Problem to work on → Beginning with the first line of the data below, reproduce every line unchanged, ending with the line that holds "const width = 1042, height = 523;".
═════ Recorded data
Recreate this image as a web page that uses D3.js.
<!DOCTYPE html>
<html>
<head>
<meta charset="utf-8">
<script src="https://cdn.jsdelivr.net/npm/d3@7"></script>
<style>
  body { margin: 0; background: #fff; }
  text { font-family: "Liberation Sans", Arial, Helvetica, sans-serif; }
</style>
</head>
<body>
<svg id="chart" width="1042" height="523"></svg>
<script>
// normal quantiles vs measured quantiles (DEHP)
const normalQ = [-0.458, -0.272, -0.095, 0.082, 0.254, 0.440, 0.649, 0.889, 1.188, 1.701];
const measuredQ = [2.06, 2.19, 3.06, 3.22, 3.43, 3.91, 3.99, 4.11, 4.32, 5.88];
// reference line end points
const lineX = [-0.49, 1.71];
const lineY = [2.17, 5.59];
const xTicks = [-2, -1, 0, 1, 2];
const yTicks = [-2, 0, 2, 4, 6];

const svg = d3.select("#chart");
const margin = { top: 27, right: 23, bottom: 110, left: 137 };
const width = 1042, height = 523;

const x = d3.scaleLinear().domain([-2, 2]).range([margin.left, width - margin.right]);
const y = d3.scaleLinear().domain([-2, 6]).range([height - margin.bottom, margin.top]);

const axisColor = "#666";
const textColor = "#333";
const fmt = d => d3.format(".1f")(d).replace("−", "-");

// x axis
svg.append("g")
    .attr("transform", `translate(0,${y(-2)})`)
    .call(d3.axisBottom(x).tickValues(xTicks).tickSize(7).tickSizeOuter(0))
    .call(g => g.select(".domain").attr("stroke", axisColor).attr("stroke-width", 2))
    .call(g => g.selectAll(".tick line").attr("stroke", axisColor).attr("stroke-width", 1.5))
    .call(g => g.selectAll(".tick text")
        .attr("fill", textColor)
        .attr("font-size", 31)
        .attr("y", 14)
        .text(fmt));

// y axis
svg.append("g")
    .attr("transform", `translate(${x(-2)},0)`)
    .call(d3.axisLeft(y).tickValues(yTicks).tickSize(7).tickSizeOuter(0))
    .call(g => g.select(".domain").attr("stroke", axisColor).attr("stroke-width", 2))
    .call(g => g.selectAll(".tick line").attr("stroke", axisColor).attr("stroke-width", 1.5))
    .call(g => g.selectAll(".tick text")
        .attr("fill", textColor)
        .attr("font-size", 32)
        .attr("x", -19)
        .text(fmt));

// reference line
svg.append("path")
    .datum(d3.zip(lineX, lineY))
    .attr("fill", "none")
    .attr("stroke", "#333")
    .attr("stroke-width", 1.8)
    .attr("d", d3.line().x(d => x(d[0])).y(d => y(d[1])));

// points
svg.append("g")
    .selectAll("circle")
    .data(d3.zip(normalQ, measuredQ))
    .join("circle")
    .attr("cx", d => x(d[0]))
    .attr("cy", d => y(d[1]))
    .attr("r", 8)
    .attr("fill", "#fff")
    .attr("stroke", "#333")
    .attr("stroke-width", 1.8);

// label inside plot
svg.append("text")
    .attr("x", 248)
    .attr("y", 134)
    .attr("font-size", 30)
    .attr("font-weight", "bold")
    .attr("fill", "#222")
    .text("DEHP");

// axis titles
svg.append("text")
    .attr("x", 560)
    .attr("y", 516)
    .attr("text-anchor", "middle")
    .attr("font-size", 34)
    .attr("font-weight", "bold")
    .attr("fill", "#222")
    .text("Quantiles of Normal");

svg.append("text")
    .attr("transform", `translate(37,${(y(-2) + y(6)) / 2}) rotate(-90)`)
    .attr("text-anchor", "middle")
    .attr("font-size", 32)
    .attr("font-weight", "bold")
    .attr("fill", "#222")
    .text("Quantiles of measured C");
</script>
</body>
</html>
══════════
Correct output →
Recreate this image as a web page that uses D3.js.
<!DOCTYPE html>
<html>
<head>
<meta charset="utf-8">
<script src="https://cdn.jsdelivr.net/npm/d3@7"></script>
<style>
  body { margin: 0; background: #fff; }
  text { font-family: "Liberation Sans", Arial, Helvetica, sans-serif; }
</style>
</head>
<body>
<svg id="chart" width="1042" height="523"></svg>
<script>
// normal quantiles vs measured quantiles (DEHP)
const normalQ = [-0.458, -0.272, -0.095, 0.082, 0.254, 0.440, 0.649, 0.889, 1.188, 1.701];
const measuredQ = [2.06, 2.19, 3.06, 3.22, 3.43, 3.91, 3.99, 4.11, 4.32, 5.88];
// reference line end points
const lineX = [-0.49, 1.71];
const lineY = [2.17, 5.59];
const xTicks = [-2, -1, 0, 1, 2];
const yTicks = [-2, 0, 2, 4, 6];

const svg = d3.select("#chart");
const margin = { top: 27, right: 23, bottom: 110, left: 137 };
const width = 1042, height = 523;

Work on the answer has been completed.